India has slipped 22 ranks down since 2007, an evident outcome of the country’s economy having been battered by major scams — biggest of them being the 2G scam. Transparency International’s annual list is the most widely used indicator of sleaze in political parties, police, justice systems and civil services, a scourge which undermines development and the fight against poverty.
The Corruption Perceptions Index (CPI) ranks countries and territories based on how corrupt their public sector is perceived to be. A country or territory’s score indicates the perceived level of public sector corruption on a scale of 0 — 100, where 0 means that a country is perceived as highly corrupt and 100 means it is perceived as very clean. India has a score of 36 out of 100.

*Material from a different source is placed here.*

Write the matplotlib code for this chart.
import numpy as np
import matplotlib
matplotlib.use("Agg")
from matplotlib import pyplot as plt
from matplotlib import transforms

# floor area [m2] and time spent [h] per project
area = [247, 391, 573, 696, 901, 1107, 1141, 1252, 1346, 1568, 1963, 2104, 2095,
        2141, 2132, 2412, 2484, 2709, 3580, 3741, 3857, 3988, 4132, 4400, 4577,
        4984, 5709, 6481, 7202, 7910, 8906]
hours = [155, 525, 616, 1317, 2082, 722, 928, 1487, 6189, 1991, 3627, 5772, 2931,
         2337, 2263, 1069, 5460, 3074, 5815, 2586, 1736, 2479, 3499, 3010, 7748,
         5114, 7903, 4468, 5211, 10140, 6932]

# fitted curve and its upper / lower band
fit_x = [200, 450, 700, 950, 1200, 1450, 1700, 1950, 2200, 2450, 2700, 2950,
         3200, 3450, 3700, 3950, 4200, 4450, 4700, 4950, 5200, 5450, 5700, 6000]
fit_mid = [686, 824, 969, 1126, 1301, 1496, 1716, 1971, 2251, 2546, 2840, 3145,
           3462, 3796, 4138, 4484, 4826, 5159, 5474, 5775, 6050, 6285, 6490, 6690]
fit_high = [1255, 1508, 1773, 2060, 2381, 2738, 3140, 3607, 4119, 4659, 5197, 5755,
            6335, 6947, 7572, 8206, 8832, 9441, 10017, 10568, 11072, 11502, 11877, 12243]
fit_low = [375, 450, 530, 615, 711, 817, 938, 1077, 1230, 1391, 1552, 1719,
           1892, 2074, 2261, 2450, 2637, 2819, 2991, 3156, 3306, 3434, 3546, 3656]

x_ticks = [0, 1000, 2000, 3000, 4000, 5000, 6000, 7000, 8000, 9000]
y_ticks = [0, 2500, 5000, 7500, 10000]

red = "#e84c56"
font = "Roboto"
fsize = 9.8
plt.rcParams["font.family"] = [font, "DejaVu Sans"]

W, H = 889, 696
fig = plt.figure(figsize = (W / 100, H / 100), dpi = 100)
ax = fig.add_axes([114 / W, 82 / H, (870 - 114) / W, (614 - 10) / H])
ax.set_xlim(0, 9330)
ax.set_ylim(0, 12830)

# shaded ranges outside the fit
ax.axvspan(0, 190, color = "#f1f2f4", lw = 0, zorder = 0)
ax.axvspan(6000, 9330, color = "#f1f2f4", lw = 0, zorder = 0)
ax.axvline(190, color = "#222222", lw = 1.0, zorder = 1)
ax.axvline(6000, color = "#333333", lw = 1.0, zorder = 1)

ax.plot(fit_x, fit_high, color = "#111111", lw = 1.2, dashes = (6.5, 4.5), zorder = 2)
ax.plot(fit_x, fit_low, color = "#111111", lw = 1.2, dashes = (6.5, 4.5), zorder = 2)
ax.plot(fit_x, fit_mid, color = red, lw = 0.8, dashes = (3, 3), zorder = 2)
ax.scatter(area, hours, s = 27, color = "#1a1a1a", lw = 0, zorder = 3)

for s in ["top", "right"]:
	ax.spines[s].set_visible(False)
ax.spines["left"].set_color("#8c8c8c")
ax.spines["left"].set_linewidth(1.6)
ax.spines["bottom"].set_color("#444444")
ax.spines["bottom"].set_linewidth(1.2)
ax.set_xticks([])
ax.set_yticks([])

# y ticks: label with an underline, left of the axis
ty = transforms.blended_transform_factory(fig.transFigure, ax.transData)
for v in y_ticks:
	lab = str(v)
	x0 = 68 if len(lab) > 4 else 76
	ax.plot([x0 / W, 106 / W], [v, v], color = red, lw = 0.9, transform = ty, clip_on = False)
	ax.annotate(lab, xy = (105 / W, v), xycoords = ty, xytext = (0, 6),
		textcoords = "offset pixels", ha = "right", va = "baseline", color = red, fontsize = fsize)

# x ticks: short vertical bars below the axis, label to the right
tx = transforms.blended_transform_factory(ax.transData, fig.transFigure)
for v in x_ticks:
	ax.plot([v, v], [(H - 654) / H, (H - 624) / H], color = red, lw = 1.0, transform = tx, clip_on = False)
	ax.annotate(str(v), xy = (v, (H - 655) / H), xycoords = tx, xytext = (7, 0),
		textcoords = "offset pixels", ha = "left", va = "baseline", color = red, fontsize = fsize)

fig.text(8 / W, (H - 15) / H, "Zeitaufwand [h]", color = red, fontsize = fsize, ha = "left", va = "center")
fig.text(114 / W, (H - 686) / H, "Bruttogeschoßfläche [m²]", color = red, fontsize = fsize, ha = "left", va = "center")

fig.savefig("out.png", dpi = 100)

Worldwide, almost 70% of nations are thought to have a “serious problem” with public servants on the take, and none of the 177 countries surveyed this year got a perfect score, said the Berlin-based non-profit group.
Among countries that have slipped the most on the group’s 2013 Corruption Perceptions Index are war-torn Syria as well as Libya and Mali, which have also faced major military conflict in recent years.

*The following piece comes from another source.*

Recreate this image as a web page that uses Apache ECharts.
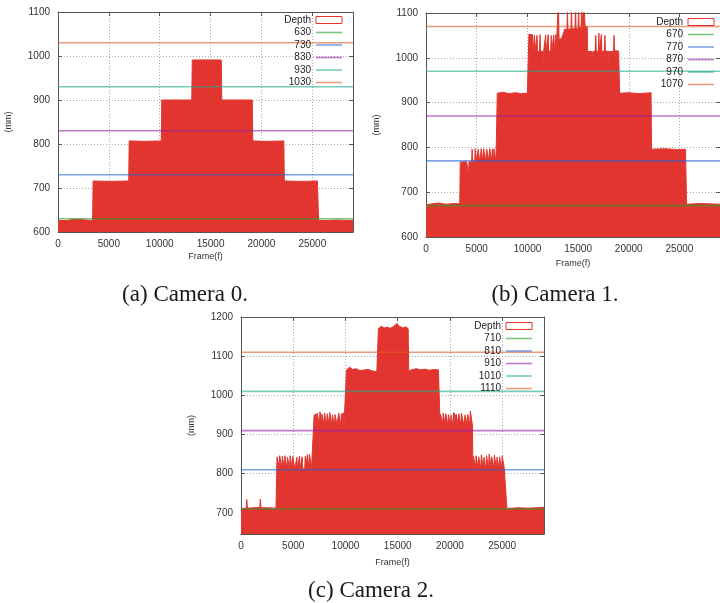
<!DOCTYPE html>
<html><head><meta charset="utf-8">
<script src="https://cdn.jsdelivr.net/npm/echarts@6/dist/echarts.min.js"></script>
<style>html,body{margin:0;padding:0;background:#fff}#c{width:720px;height:603px}</style>
</head><body><div id="c"></div>
<script>
// ---------- data ----------
const frameRange = [0, 29000];
const captions = ['(a) Camera 0.', '(b) Camera 1.', '(c) Camera 2.'];
const levelsA = [630, 730, 830, 930, 1030];
const levelsB = [670, 770, 870, 970, 1070];
const levelsC = [710, 810, 910, 1010, 1110];
const yRangeA = [600, 1100];
const yRangeB = [600, 1100];
const yRangeC = [646, 1200];

const depthA = [[0,626],[900,626],[950,629],[1300,628],[1350,626],[1800,629],[1850,626],[3400,626],[3450,716],[5200,715],[6950,716],[7000,807],[8500,806],[10150,807],[10200,900],[13150,900],[13200,991],[16050,991],[16100,900],[19100,900],[19150,807],[20600,806],[22200,807],[22250,716],[24000,715],[25500,716],[25620,626],[27500,627],[29000,626]];

const depthB = [[0,672],[600,674],[1200,676],[2000,673],[2800,675],[3330,674],
[3380,767],[3900,768],[3950,740],[4000,768],[4150,768],[4200,742],[4250,768],[4500,767],[4550,796],[4600,768],[4800,768],[4850,797],[4950,797],[5000,769],[5100,769],[5150,796],[5250,796],[5300,768],[5400,768],[5450,797],[5550,770],[5650,770],[5700,797],[5800,797],[5850,769],[5950,769],[6000,796],[6100,796],[6150,770],[6250,770],[6300,797],[6400,797],[6450,769],[6550,796],[6650,769],[6700,797],[6850,797],[6900,769],[6980,769],
[7030,921],[7600,923],[8200,920],[8800,922],[9400,920],[10000,921],[10100,921],
[10150,1052],[10500,1052],[10550,1014],[10650,1014],[10700,1051],[10750,1015],[10900,1014],[10950,1050],[11000,1014],[11200,1015],[11250,1052],[11300,1014],[11500,1015],[11550,978],[11600,1014],[11750,1014],[11800,1051],[11850,1013],[12000,1014],[12050,1052],[12100,1015],[12300,1014],[12350,1050],[12400,1014],[12550,1015],[12600,1051],[12650,1014],[12800,1052],[12850,1016],[13000,1015],
[13050,1130],[13130,1040],[13400,1045],[13600,1058],[13650,1064],[13900,1062],[13950,1110],[14000,1063],[14300,1065],[14350,1110],[14400,1064],[14700,1066],[14750,1120],[14800,1066],[15000,1066],[15050,1110],[15100,1067],[15300,1068],[15350,1120],[15400,1068],[15500,1068],[15550,1130],[15650,1130],[15700,1070],[15900,1069],
[15950,1014],[16400,1014],[16450,980],[16500,1014],[16700,1015],[16750,1050],[16800,1015],[17000,1014],[17050,1055],[17100,1016],[17250,1015],[17300,1052],[17350,1014],[17600,1015],[17650,1050],[17700,1014],[18000,1015],[18050,980],[18100,1014],[18500,1014],[18550,1050],[18600,1016],[19000,1015],
[19100,921],[20000,922],[21000,920],[22200,922],
[22250,796],[23500,797],[25000,795],[25600,796],
[25700,673],[27000,675],[29000,673]];

const depthC = [[0,711],[500,712],[550,734],[620,712],[1800,714],[1850,735],[1920,713],[2500,713],[3350,712],
[3420,812],[3450,843],[3600,845],[3650,815],[3700,846],[3850,842],[3900,814],[3950,845],[4100,843],[4150,813],[4200,846],[4350,844],[4400,812],[4450,842],[4600,845],[4650,814],[4700,846],[4850,843],[4900,813],[4950,844],[5100,845],[5150,812],[5300,812],[5350,842],[5400,813],[5550,813],[5600,845],[5650,812],[5800,814],[5850,843],[5900,812],[6100,813],[6150,844],[6200,813],[6300,814],[6350,849],[6450,848],[6500,815],[6550,850],[6700,848],[6750,814],[6900,813],
[6950,923],[7000,950],[7200,952],[7250,925],[7300,955],[7450,950],[7500,924],[7550,958],[7650,948],[7700,923],[7750,952],[7900,950],[7950,924],[8000,955],[8150,950],[8200,925],[8250,953],[8400,948],[8450,924],[8500,956],[8650,952],[8700,923],[8750,950],[8900,953],[8950,924],[9000,951],[9150,948],[9200,925],[9300,925],[9350,955],[9500,950],[9550,924],[9600,952],[9800,955],[9850,925],[9900,950],[10050,948],
[10100,1065],[10400,1072],[10700,1066],[11000,1068],[11400,1063],[11800,1065],[12200,1066],[12600,1062],[13000,1060],[13100,1060],
[13150,1170],[13400,1176],[13700,1172],[14000,1174],[14300,1171],[14600,1176],[14900,1183],[15200,1176],[15500,1172],[15800,1175],[16000,1170],
[16050,1062],[16400,1066],[16800,1068],[17200,1065],[17600,1067],[18000,1064],[18400,1066],[18900,1065],[19000,1060],
[19050,924],[19100,952],[19250,950],[19300,925],[19350,955],[19500,951],[19550,924],[19600,953],[19750,949],[19800,923],[19850,951],[20000,955],[20050,925],[20100,950],[20250,952],[20300,924],[20350,956],[20500,950],[20550,925],[20600,952],[20750,948],[20800,923],[20850,953],[21000,950],[21050,924],[21100,955],[21250,952],[21300,925],[21400,925],[21450,950],[21600,953],[21650,924],[21700,951],[21850,948],[21900,925],[21950,960],[22100,958],[22150,924],
[22200,813],[22250,845],[22400,843],[22450,814],[22500,846],[22650,844],[22700,812],[22750,843],[22900,845],[22950,813],[23000,848],[23150,845],[23200,814],[23250,842],[23400,844],[23450,812],[23500,846],[23650,843],[23700,813],[23750,850],[23900,846],[23950,814],[24000,843],[24150,845],[24200,812],[24250,847],[24400,844],[24450,813],[24500,842],[24650,846],[24700,814],[24750,843],[24900,845],[24950,812],[25000,846],[25150,843],[25200,813],[25350,813],
[25450,711],[26500,713],[27500,712],[29000,714]];

// ---------- styles / layout ----------
const RED = '#e3352f';
const lineColors = ['rgba(40,160,40,0.6)','rgba(40,100,210,0.6)','rgba(150,30,170,0.6)','rgba(30,170,140,0.6)','rgba(220,90,40,0.6)'];
const panels = [
  {depth: depthA, levels: levelsA, yr: yRangeA, grid: {left: 58, top: 12, width: 295, height: 220}, legend: {left: 279, top: 15}, cap: {x: 185, y: 283}, yGap: 45, xGap: 20},
  {depth: depthB, levels: levelsB, yr: yRangeB, grid: {left: 426, top: 13, width: 299, height: 224}, legend: {left: 651, top: 17}, cap: {x: 555, y: 283}, yGap: 45, xGap: 22},
  {depth: depthC, levels: levelsC, yr: yRangeC, grid: {left: 241, top: 317, width: 303, height: 217}, legend: {left: 469, top: 321}, cap: {x: 371, y: 579}, yGap: 45, xGap: 24}
];
const FONT = 'Liberation Sans';
const axisLineStyle = {color: '#555', width: 1};
const plain = v => String(v);

const option = {animation: false, backgroundColor: '#fff', grid: [], xAxis: [], yAxis: [], series: [], legend: [], title: []};

panels.forEach((p, i) => {
  option.grid.push(Object.assign({containLabel: false}, p.grid));
  const xBase = {gridIndex: i, type: 'value', min: frameRange[0], max: frameRange[1], interval: 5000};
  option.xAxis.push(Object.assign({}, xBase, {
    position: 'bottom',
    name: 'Frame(f)', nameLocation: 'middle', nameGap: p.xGap,
    nameTextStyle: {fontFamily: FONT, fontSize: 9, color: '#333'},
    axisLine: {show: true, lineStyle: axisLineStyle},
    axisTick: {show: true, inside: true, length: 4, lineStyle: axisLineStyle},
    axisLabel: {show: true, margin: 7, fontFamily: FONT, fontSize: 10, color: '#333', showMaxLabel: false, formatter: plain},
    splitLine: {show: true, lineStyle: {color: '#aaa', type: [1, 2], width: 1}}
  }));
  option.xAxis.push(Object.assign({}, xBase, {
    position: 'top',
    axisLine: {show: true, onZero: false, lineStyle: axisLineStyle},
    axisTick: {show: true, inside: true, length: 4, lineStyle: axisLineStyle},
    axisLabel: {show: false}, splitLine: {show: false}
  }));
  const yBase = {gridIndex: i, type: 'value', min: p.yr[0], max: p.yr[1]};
  if (p.yr[0] % 100 === 0) yBase.interval = 100;
  option.yAxis.push(Object.assign({}, yBase, {
    position: 'left',
    name: '(mm)', nameLocation: 'middle', nameGap: p.yGap, nameRotate: 90,
    nameTextStyle: {fontFamily: FONT, fontSize: 9, color: '#333'},
    axisLine: {show: true, onZero: false, lineStyle: axisLineStyle},
    axisTick: {show: true, inside: true, length: 4, lineStyle: axisLineStyle},
    axisLabel: {show: true, margin: 8, fontFamily: FONT, fontSize: 10, color: '#333', showMinLabel: p.yr[0] % 100 === 0, formatter: plain},
    splitLine: {show: true, lineStyle: {color: '#aaa', type: [1, 2], width: 1}}
  }));
  option.yAxis.push(Object.assign({}, yBase, {
    position: 'right',
    axisLine: {show: true, onZero: false, lineStyle: axisLineStyle},
    axisTick: {show: true, inside: true, length: 4, lineStyle: axisLineStyle},
    axisLabel: {show: false}, splitLine: {show: false}
  }));
  const xi = i * 2, yi = i * 2;
  option.series.push({
    name: 'Depth', type: 'line', xAxisIndex: xi, yAxisIndex: yi,
    data: p.depth, symbol: 'none', clip: true, z: 2,
    lineStyle: {color: RED, width: 1}, itemStyle: {color: RED},
    areaStyle: {color: RED, opacity: 1, origin: 'start'}
  });
  const legendData = [{name: 'Depth', icon: 'rect', itemStyle: {color: '#fff', borderColor: RED, borderWidth: 1}}];
  p.levels.forEach((lv, k) => {
    option.series.push({
      name: String(lv), type: 'line', xAxisIndex: xi, yAxisIndex: yi,
      data: [[frameRange[0], lv], [frameRange[1], lv]], symbol: 'none', z: 3,
      lineStyle: {color: lineColors[k], width: 1.6}, itemStyle: {color: lineColors[k]}
    });
    legendData.push({name: String(lv), icon: 'path://M0,0H26V1.6H0Z', itemStyle: {color: lineColors[k], borderWidth: 0}});
  });
  option.legend.push({
    orient: 'vertical', align: 'right', left: p.legend.left, top: p.legend.top,
    itemWidth: 26, itemHeight: 7, itemGap: 2.5, padding: 0, selectedMode: false,
    data: legendData,
    formatter: '{t|{name}}',
    textStyle: {rich: {t: {width: 32, align: 'right', fontFamily: FONT, fontSize: 10, lineHeight: 10, color: '#222'}}}
  });
  option.title.push({
    text: captions[i], left: p.cap.x, top: p.cap.y, textAlign: 'center', padding: 0,
    textStyle: {fontFamily: 'Liberation Serif', fontSize: 23, fontWeight: 'normal', color: '#1a1a1a'}
  });
});

const chart = echarts.init(document.getElementById('c'), null, {renderer: 'canvas'});
chart.setOption(option);
</script></body></html>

“Corruption is very much linked to countries that fall apart, as you see in Libya, Syria, two of the countries that deteriorated the most,” said Heinrich. “If you look at the bottom of the list, we also have Somalia there. These are not countries where the government is functioning effectively, and people have to take all means in order to get by, to get services, to get food, to survive.”
Heinrich said Afghanistan, where most NATO-led Western forces are pulling out next year after a more than decade long deployment, is “a sobering story. We have not seen tangible improvements”.
“The West has not only invested in security but also in trying to establish the rule of law. But there have been surveys in the last couple of years showing the share of people paying bribes is still one of the highest in the world.”
Also at the bottom of the list is North Korea, “an absolutely closed totalitarian society”, said Heinrich, where defectors report that famine is worsening corruption “because you have to know someone in the party who is corrupt in order to even survive”.
Among the “most improved” countries, although from a low base, was Myanmar, where a former military junta has opened the door to the democratic process and, facing an investment boom, has formally committed to transparency and accountability rules.
“That’s the only way countries can avoid the ‘resource curse’, where the resources are only available to a very small elite,” said Heinrich. “Nigeria and other oil-rich countries are obviously very good examples.”
Huguette Labelle, chair of Transparency, said “all countries still face the threat of corruption at all levels of government, from the issuing of local permits to the enforcement of laws and regulations”.